ニッペルフは二次創作をあまりしてこなかった。絵柄も今はやりの絵とはだいぶ違う。見てくれる人にとってこれはちょっとストレスだし、純粋に絵を見に来た人があまりいないので、やはり見たい人に見たいものを見せられていない。そのため、わかりにくいのだろう。
じゃあどうするか
ニッペルフは知らない描き方、似せない絵柄、客によらない作品性になっている。よく言えば、独特の作品性のある素敵な絵だが、本当に未知かと言えばそうでもない。ぶっ飛んでいる作家から見ると何とも中途半端な絵柄と感性である。
また、キャラだろうが背景だろうが建物だろうが自然だろうが、なんとなく作れる。しかし、尖ったものではなくせいぜい模写レベルだ。
これを「わかりやすい絵」にするにはどうしたらいいか…
いくつかの点を考えて書き出していったが、一番手っ取り早いのは「真似をする」ということだろう。ほぼ自分なりの描き方ができているので、描き方をパクるのは無理でもキャラがどういう意図で作られたり、デザインがどうなっているかを拝見しながら描くということが大切なんだろうと思う。まぁ、何年もやっていて今更かよっ!という感じだけど、まぁ手遅れではないと思う。

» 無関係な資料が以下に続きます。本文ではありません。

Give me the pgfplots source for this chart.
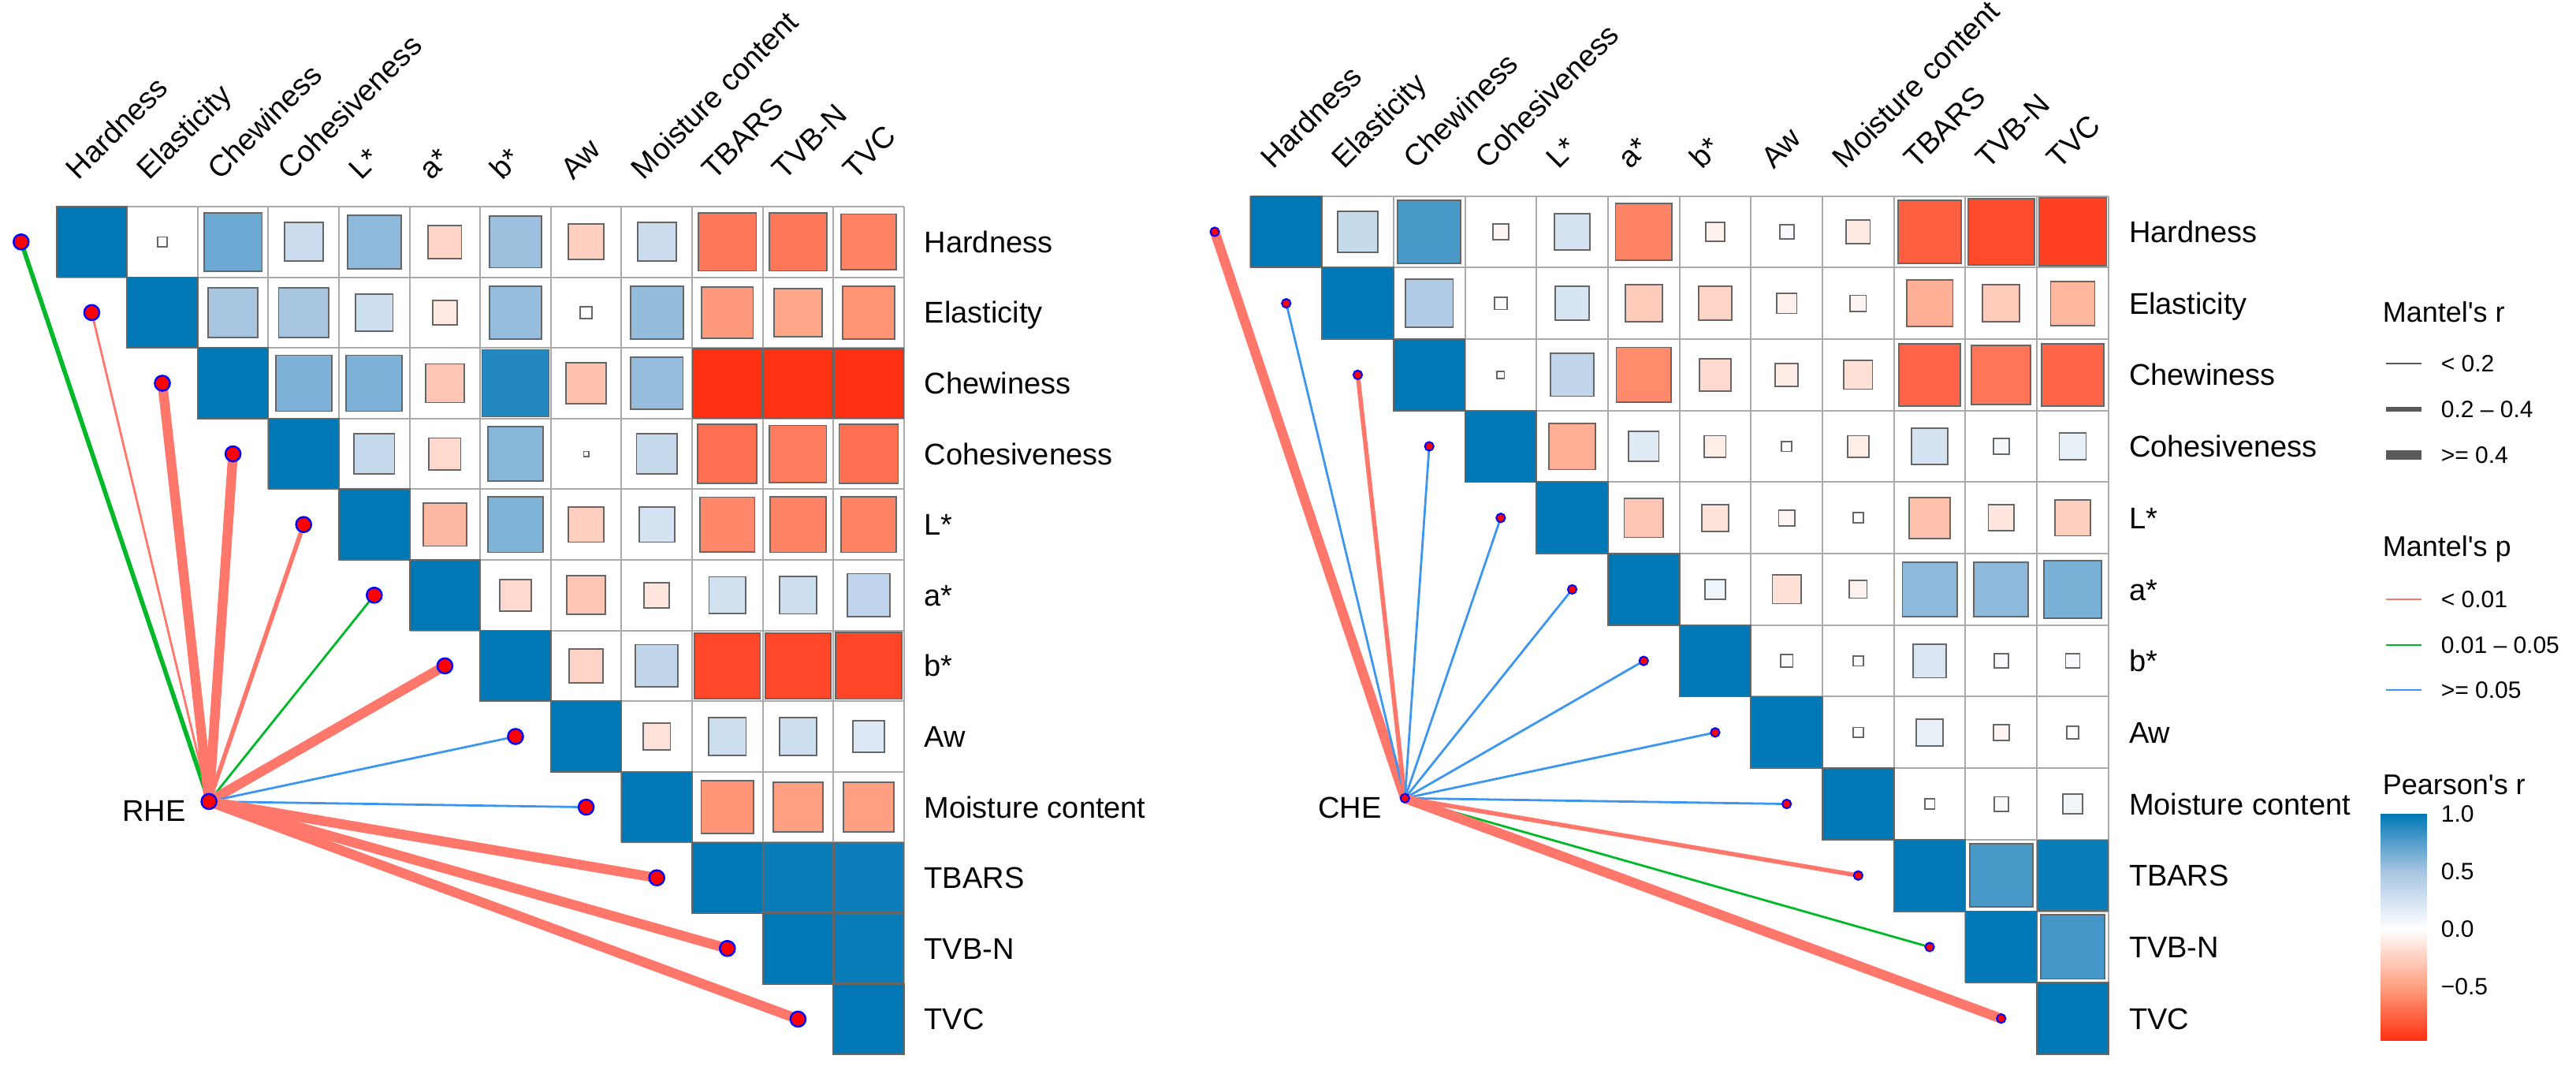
\documentclass[border=0pt]{standalone}
\usepackage{fontspec}
\setmainfont{Liberation Sans}
\usepackage{pgfplots}
\usepackage{pgfplotstable}
\pgfplotsset{compat=1.18}

\definecolor{mred}{RGB}{255,118,106}
\definecolor{mgreen}{RGB}{0,184,40}
\definecolor{mblue}{RGB}{60,150,240}
\definecolor{gridc}{RGB}{170,170,170}
\definecolor{keygray}{RGB}{90,90,90}

\newcommand\lab{\fontsize{9.5}{11}\selectfont}
\newcommand\leg{\fontsize{7.5}{9}\selectfont}
\newcommand\legt{\fontsize{9}{11}\selectfont}

% Pearson's r, upper triangle: row i, column j, value r
\pgfplotstableread{
i j r
1 1 1
1 2 0.02
1 3 0.68
1 4 0.30
1 5 0.58
1 6 -0.22
1 7 0.53
1 8 -0.25
1 9 0.30
1 10 -0.67
1 11 -0.67
1 12 -0.62
2 2 1
2 3 0.50
2 4 0.50
2 5 0.28
2 6 -0.12
2 7 0.55
2 8 0.03
2 9 0.56
2 10 -0.53
2 11 -0.47
2 12 -0.55
3 3 1
3 4 0.63
3 5 0.63
3 6 -0.30
3 7 0.90
3 8 -0.33
3 9 0.55
3 10 -0.97
3 11 -0.96
3 12 -0.97
4 4 1
4 5 0.33
4 6 -0.20
4 7 0.60
4 8 0.005
4 9 0.33
4 10 -0.70
4 11 -0.65
4 12 -0.70
5 5 1
5 6 -0.37
5 7 0.62
5 8 -0.25
5 9 0.25
5 10 -0.60
5 11 -0.62
5 12 -0.62
6 6 1
6 7 -0.20
6 8 -0.30
6 9 -0.13
6 10 0.27
6 11 0.28
6 12 0.37
7 7 1
7 8 -0.23
7 9 0.36
7 10 -0.87
7 11 -0.87
7 12 -0.88
8 8 1
8 9 -0.15
8 10 0.28
8 11 0.28
8 12 0.20
9 9 1
9 10 -0.55
9 11 -0.50
9 12 -0.50
10 10 1
10 11 0.97
10 12 0.96
11 11 1
11 12 0.97
12 12 1
}\rhedata

\pgfplotstableread{
i j r
1 1 1
1 2 0.32
1 3 0.78
1 4 -0.05
1 5 0.25
1 6 -0.62
1 7 -0.07
1 8 0.04
1 9 -0.11
1 10 -0.77
1 11 -0.86
1 12 -0.90
2 2 1
2 3 0.45
2 4 0.03
2 5 0.23
2 6 -0.27
2 7 -0.22
2 8 -0.08
2 9 -0.05
2 10 -0.42
2 11 -0.27
2 12 -0.38
3 3 1
3 4 0.01
3 5 0.36
3 6 -0.59
3 7 -0.20
3 8 -0.10
3 9 -0.16
3 10 -0.75
3 11 -0.68
3 12 -0.75
4 4 1
4 5 -0.42
4 6 0.18
4 7 -0.09
4 8 0.02
4 9 -0.09
4 10 0.25
4 11 0.05
4 12 0.14
5 5 1
5 6 -0.30
5 7 -0.14
5 8 -0.05
5 9 0.02
5 10 -0.33
5 11 -0.13
5 12 -0.25
6 6 1
6 7 0.08
6 8 -0.16
6 9 -0.06
6 10 0.58
6 11 0.58
6 12 0.64
7 7 1
7 8 0.03
7 9 0.02
7 10 0.22
7 11 0.04
7 12 0.04
8 8 1
8 9 0.02
8 10 0.14
8 11 -0.05
8 12 0.03
9 9 1
9 10 0.02
9 11 0.04
9 12 0.08
10 10 1
10 11 0.78
10 12 0.97
11 11 1
11 12 0.80
12 12 1
}\chedata

\pgfplotsset{
  pearson/.style={
    colormap={pr}{rgb255(0cm)=(255,40,10) rgb255(1cm)=(255,160,130)
      rgb255(2cm)=(255,255,255) rgb255(3cm)=(168,197,226) rgb255(4cm)=(0,120,182)},
    point meta min=-1, point meta max=1},
  panel/.style={hide axis, clip=false, enlargelimits=false,
    xmin=0.5, xmax=12.5, ymin=-12.5, ymax=-0.5, anchor=north west, pearson},
}
\tikzset{
  clab/.style={anchor=base west, rotate=45, inner sep=0pt, font=\lab},
  rlab/.style={anchor=base west, inner sep=0pt, font=\lab},
  mthin/.style={line width=0.7pt},
  mmid/.style={line width=1.4pt},
  mthick/.style={line width=3.1pt},
}

\newcommand\gridplot{%
  \addplot[gridc, line width=0.5pt, unbounded coords=jump, forget plot] coordinates {
    (0.5,-0.5) (0.5,-1.5) (nan,nan) (1.5,-0.5) (1.5,-2.5) (nan,nan)
    (2.5,-0.5) (2.5,-3.5) (nan,nan) (3.5,-0.5) (3.5,-4.5) (nan,nan)
    (4.5,-0.5) (4.5,-5.5) (nan,nan) (5.5,-0.5) (5.5,-6.5) (nan,nan)
    (6.5,-0.5) (6.5,-7.5) (nan,nan) (7.5,-0.5) (7.5,-8.5) (nan,nan)
    (8.5,-0.5) (8.5,-9.5) (nan,nan) (9.5,-0.5) (9.5,-10.5) (nan,nan)
    (10.5,-0.5) (10.5,-11.5) (nan,nan) (11.5,-0.5) (11.5,-12.5) (nan,nan)
    (12.5,-0.5) (12.5,-12.5) (nan,nan) (0.5,-0.5) (12.5,-0.5) (nan,nan)
    (0.5,-1.5) (12.5,-1.5) (nan,nan) (1.5,-2.5) (12.5,-2.5) (nan,nan)
    (2.5,-3.5) (12.5,-3.5) (nan,nan) (3.5,-4.5) (12.5,-4.5) (nan,nan)
    (4.5,-5.5) (12.5,-5.5) (nan,nan) (5.5,-6.5) (12.5,-6.5) (nan,nan)
    (6.5,-7.5) (12.5,-7.5) (nan,nan) (7.5,-8.5) (12.5,-8.5) (nan,nan)
    (8.5,-9.5) (12.5,-9.5) (nan,nan) (9.5,-10.5) (12.5,-10.5) (nan,nan)
    (10.5,-11.5) (12.5,-11.5) (nan,nan) (11.5,-12.5) (12.5,-12.5)
  };
}

\newcommand\squares[2]{%
  \addplot[scatter, only marks, mark=square*, point meta=\thisrow{r},
    scatter/use mapped color={draw=black!60, fill=mapped color},
    visualization depends on={sqrt(abs(\thisrow{r}))*#2 \as \sqsz},
    scatter/@pre marker code/.append style={/tikz/mark size=\sqsz},
    mark options={line width=0.45pt}]
    table[x=j, y expr=-\thisrow{i}] {#1};
}

\newcommand\panellabels{%
  \node[clab] at (axis cs:0.81,-0.14) {Hardness};
  \node[clab] at (axis cs:1.81,-0.14) {Elasticity};
  \node[clab] at (axis cs:2.81,-0.14) {Chewiness};
  \node[clab] at (axis cs:3.81,-0.14) {Cohesiveness};
  \node[clab] at (axis cs:4.81,-0.14) {L*};
  \node[clab] at (axis cs:5.81,-0.14) {a*};
  \node[clab] at (axis cs:6.81,-0.14) {b*};
  \node[clab] at (axis cs:7.81,-0.14) {Aw};
  \node[clab] at (axis cs:8.81,-0.14) {Moisture content};
  \node[clab] at (axis cs:9.81,-0.14) {TBARS};
  \node[clab] at (axis cs:10.81,-0.14) {TVB-N};
  \node[clab] at (axis cs:11.81,-0.14) {TVC};
  \node[rlab] at (axis cs:12.78,-1.15) {Hardness};
  \node[rlab] at (axis cs:12.78,-2.15) {Elasticity};
  \node[rlab] at (axis cs:12.78,-3.15) {Chewiness};
  \node[rlab] at (axis cs:12.78,-4.15) {Cohesiveness};
  \node[rlab] at (axis cs:12.78,-5.15) {L*};
  \node[rlab] at (axis cs:12.78,-6.15) {a*};
  \node[rlab] at (axis cs:12.78,-7.15) {b*};
  \node[rlab] at (axis cs:12.78,-8.15) {Aw};
  \node[rlab] at (axis cs:12.78,-9.15) {Moisture content};
  \node[rlab] at (axis cs:12.78,-10.15) {TBARS};
  \node[rlab] at (axis cs:12.78,-11.15) {TVB-N};
  \node[rlab] at (axis cs:12.78,-12.15) {TVC};
}

\begin{document}
\begin{tikzpicture}
\useasboundingbox (0,0) rectangle (817pt,340.25pt);

% ---- RHE panel ----
\begin{axis}[panel, at={(17.9pt,274.75pt)}, x=22.4pt, y=22.4pt]
  \gridplot
  \squares{\rhedata}{11.2}
  \addplot[mgreen, mmid] coordinates {(2.66,-8.92) (0,-1)};
  \addplot[mred, mthin] coordinates {(2.66,-8.92) (1,-2)};
  \addplot[mred, mthick] coordinates {(2.66,-8.92) (2,-3)};
  \addplot[mred, mthick] coordinates {(2.66,-8.92) (3,-4)};
  \addplot[mred, mmid] coordinates {(2.66,-8.92) (4,-5)};
  \addplot[mgreen, mthin] coordinates {(2.66,-8.92) (5,-6)};
  \addplot[mred, mthick] coordinates {(2.66,-8.92) (6,-7)};
  \addplot[mblue, mthin] coordinates {(2.66,-8.92) (7,-8)};
  \addplot[mblue, mthin] coordinates {(2.66,-8.92) (8,-9)};
  \addplot[mred, mthick] coordinates {(2.66,-8.92) (9,-10)};
  \addplot[mred, mthick] coordinates {(2.66,-8.92) (10,-11)};
  \addplot[mred, mthick] coordinates {(2.66,-8.92) (11,-12)};
  \addplot[only marks, mark=*, mark size=2.4pt,
    mark options={fill=red, draw=blue, line width=0.6pt}] coordinates {
    (0,-1) (1,-2) (2,-3) (3,-4) (4,-5) (5,-6) (6,-7) (7,-8)
    (8,-9) (9,-10) (10,-11) (11,-12) (2.66,-8.92)};
  \node[anchor=east, inner sep=0pt, font=\lab] at (axis cs:2.34,-9.05) {RHE};
  \panellabels
\end{axis}

% ---- CHE panel ----
\begin{axis}[panel, at={(396.6pt,278.1pt)}, x=22.675pt, y=22.675pt]
  \gridplot
  \squares{\chedata}{11.34}
  \addplot[mred, mthick] coordinates {(2.66,-8.92) (0,-1)};
  \addplot[mblue, mthin] coordinates {(2.66,-8.92) (1,-2)};
  \addplot[mred, mmid] coordinates {(2.66,-8.92) (2,-3)};
  \addplot[mblue, mthin] coordinates {(2.66,-8.92) (3,-4)};
  \addplot[mblue, mthin] coordinates {(2.66,-8.92) (4,-5)};
  \addplot[mblue, mthin] coordinates {(2.66,-8.92) (5,-6)};
  \addplot[mblue, mthin] coordinates {(2.66,-8.92) (6,-7)};
  \addplot[mblue, mthin] coordinates {(2.66,-8.92) (7,-8)};
  \addplot[mblue, mthin] coordinates {(2.66,-8.92) (8,-9)};
  \addplot[mred, mmid] coordinates {(2.66,-8.92) (9,-10)};
  \addplot[mgreen, mthin] coordinates {(2.66,-8.92) (10,-11)};
  \addplot[mred, mthick] coordinates {(2.66,-8.92) (11,-12)};
  \addplot[only marks, mark=*, mark size=1.4pt,
    mark options={fill=red, draw=blue, line width=0.5pt}] coordinates {
    (0,-1) (1,-2) (2,-3) (3,-4) (4,-5) (5,-6) (6,-7) (7,-8)
    (8,-9) (9,-10) (10,-11) (11,-12) (2.66,-8.92)};
  \node[anchor=east, inner sep=0pt, font=\lab] at (axis cs:2.34,-9.05) {CHE};
  \panellabels
\end{axis}

% ---- legends ----
\node[anchor=west, inner sep=0pt, font=\legt] at (755.5pt,241.25pt) {Mantel\textquotesingle s r};
\draw[keygray, mthin] (756.75pt,225pt) -- (768pt,225pt);
\draw[keygray, mmid] (756.75pt,210.5pt) -- (768pt,210.5pt);
\draw[keygray, mthick] (756.75pt,196pt) -- (768pt,196pt);
\node[anchor=west, inner sep=0pt, font=\leg] at (774pt,225pt) {< 0.2};
\node[anchor=west, inner sep=0pt, font=\leg] at (774pt,210.5pt) {0.2 – 0.4};
\node[anchor=west, inner sep=0pt, font=\leg] at (774pt,196pt) {>= 0.4};

\node[anchor=west, inner sep=0pt, font=\legt] at (755.5pt,166.25pt) {Mantel\textquotesingle s p};
\draw[mred, mthin] (756.75pt,150.25pt) -- (768pt,150.25pt);
\draw[mgreen, mthin] (756.75pt,135.75pt) -- (768pt,135.75pt);
\draw[mblue, mthin] (756.75pt,121.5pt) -- (768pt,121.5pt);
\node[anchor=west, inner sep=0pt, font=\leg] at (774pt,150.25pt) {< 0.01};
\node[anchor=west, inner sep=0pt, font=\leg] at (774pt,135.75pt) {0.01 – 0.05};
\node[anchor=west, inner sep=0pt, font=\leg] at (774pt,121.5pt) {>= 0.05};

\node[anchor=west, inner sep=0pt, font=\legt] at (755.5pt,91.5pt) {Pearson\textquotesingle s r};

\begin{axis}[at={(755pt,10.25pt)}, anchor=south west, scale only axis,
    width=14.5pt, height=72pt, xmin=0, xmax=1, ymin=-0.97, ymax=1,
    enlargelimits=false, pearson, axis line style={draw=none},
    xtick=\empty, ytick={-0.5,0,0.5,1}, yticklabels={−0.5,0.0,0.5,1.0},
    ytick pos=both, yticklabel pos=right, tick align=inside,
    major tick length=2.5pt, tick style={white, line width=0.7pt},
    yticklabel style={font=\leg, anchor=west, inner sep=0pt, xshift=4.5pt}]
  \addplot[surf, shader=interp, point meta=\thisrow{c}, mesh/cols=2] table {
    x y c
    0 -0.97 -0.97
    1 -0.97 -0.97
    0 -0.5 -0.5
    1 -0.5 -0.5
    0 0 0
    1 0 0
    0 0.5 0.5
    1 0.5 0.5
    0 1 1
    1 1 1
  };
\end{axis}
\end{tikzpicture}
\end{document}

同時にやるべきことは見る人がどういうものを理解できるのかを知ることだろう。もっともらしいことをグタグタ書いたが、人によって知識の幅は違うし、理解の幅もずれる。集団のどこが真ん中でどのくらいの高さになるかを知らなければ誰にも理解できないものを作ることになる。わかりやすく言えば、大学生で分かるのか、高校生で分かるのか、小学1年生で分かるのか…イメージする年齢で区別すればいいかと思う。
今までの絵を見ると、なんとなく高校生向けに描いていたので、小学生高学年くらいに向けて描くことができればいいのかなぁなんてSNSを見て思った。
これは誰しも何かを判断する際は初めの感情や心の奥にある動物的意識がまず先に出るので、わかりやすさを感覚的な認識だとすると、それはより幼いものの方がそれに寄り添うからだ。
難しい言葉や複雑な表現はあくまで中心となる認識があってこそだし、その認識はいつも思っていることや知っている毎日が前提で生まれるのかもしれない。
まとめ
自由に作品を作ることは素晴らしい。もっと知ってもらえる・わかりやすいものを描くために相手がわかるものを作ろう。
小学生でも理解できる感情、中学生でも知っている知識で像をイメージすればいいのではないかと思う。
終わりに
まぁ今週は一枚も描ききれなかったから微妙なんだけど、なんとなく方向性はわかってきたような気がする。